Na quarta-feira, 4, ao orientar a favor da urgência dos projetos, o líder do bloco da Maioria na Câmara, que reúne a base do governo e o Centrão, André Figueiredo (PDT-CE), deixou clara a insatisfação. “É evidente que nós queremos rediscutir o posicionamento relativo ao BPC e tantos outros pontos que precisam ser discutidos”, disse.
A reação também já ocorre no Senado, que analisará as propostas após eventual provação na Câmara. “O que está sendo proposto é desumano e ameaça milhões de brasileiros que dependem desse benefício para sobreviver”, afirmou a senadora Mara Gabrilli (PSD-SP). “Ajustar as contas públicas é necessário, mas é inadmissível que isso seja feito atacando aqueles que já estão à margem da sociedade.”
O governo espera economizar R$ 2 bilhões por ano com a revisão no BPC, gerando uma economia de R$ 12 bilhões ao longo de seis anos. No total, a economia projetada com o pacote é de R$ 71,9 bilhões entre 2025 e 2026 e de R$ 327 bilhões entre 2025 e 2030.
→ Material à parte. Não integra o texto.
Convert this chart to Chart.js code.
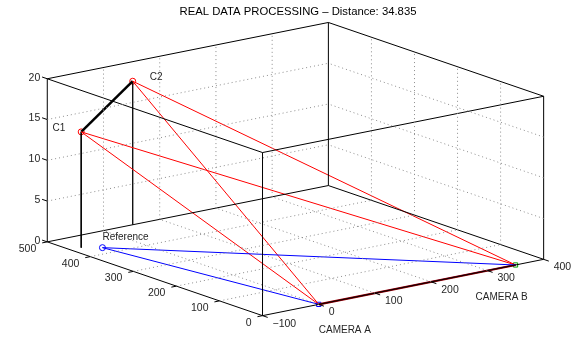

O presidente da Câmara, Arthur Lira (PP-AL), foi lembrado recentemente por deputados que a disparada do dólar arrefeceu no mercado financeiro após falas dele e do presidente do Senado, Rodrigo Pacheco (PSD-MG), se comprometendo com o pacote de gastos e adiando a discussão sobre o Imposto de Renda. Mas, de acordo com interlocutores, Lira não se comprometeu a liderar sozinho um endurecimento do pacote sem iniciativa do governo. A oposição, que já pretende votar contra o pacote, também se mobiliza para desidratar as propostas retirando as mudanças no BPC.
“É claro que nós vamos discutir, na hora certa, o mérito das matérias”, disse o líder do governo na Câmara, José Guimarães (PT-CE), durante a votação da urgência dos projetos, ao fazer um apelo pela tramitação e prometer enfrentar o conteúdo das medidas mais tarde.
“Muitos dos senhores nos colocam, com razão, restrições com relação ao PL, àquilo que está contido no BPC, às mudanças que o governo está sugerindo, muitos levantam ponderações sobre o Bolsa Família. Nós estamos inteiramente abertos para a discussão do mérito, para a discussão daquilo que é fundamental para o País, sem vetar qualquer proposta ou qualquer discussão que seja necessária”, afirmou.
Os nomes dos deputados que vão assumir a relatoria dos projetos na Câmara ainda não foram oficialmente anunciados, mas estão cotados o líder do MDB, Isnaldo Bulhões (AL), para o projeto de lei que cria restrições de acesso ao BPC, e Cláudio Cajado (PP-BA), para o projeto de lei complementar que limita o reajuste do salário mínimo ao teto do arcabouço fiscal.
Já a PEC que trata de temas como a imposição do limite a supersalários no funcionalismo, a relatoria deve ser entregue a Rubens Pereira Júnior (PT-MA).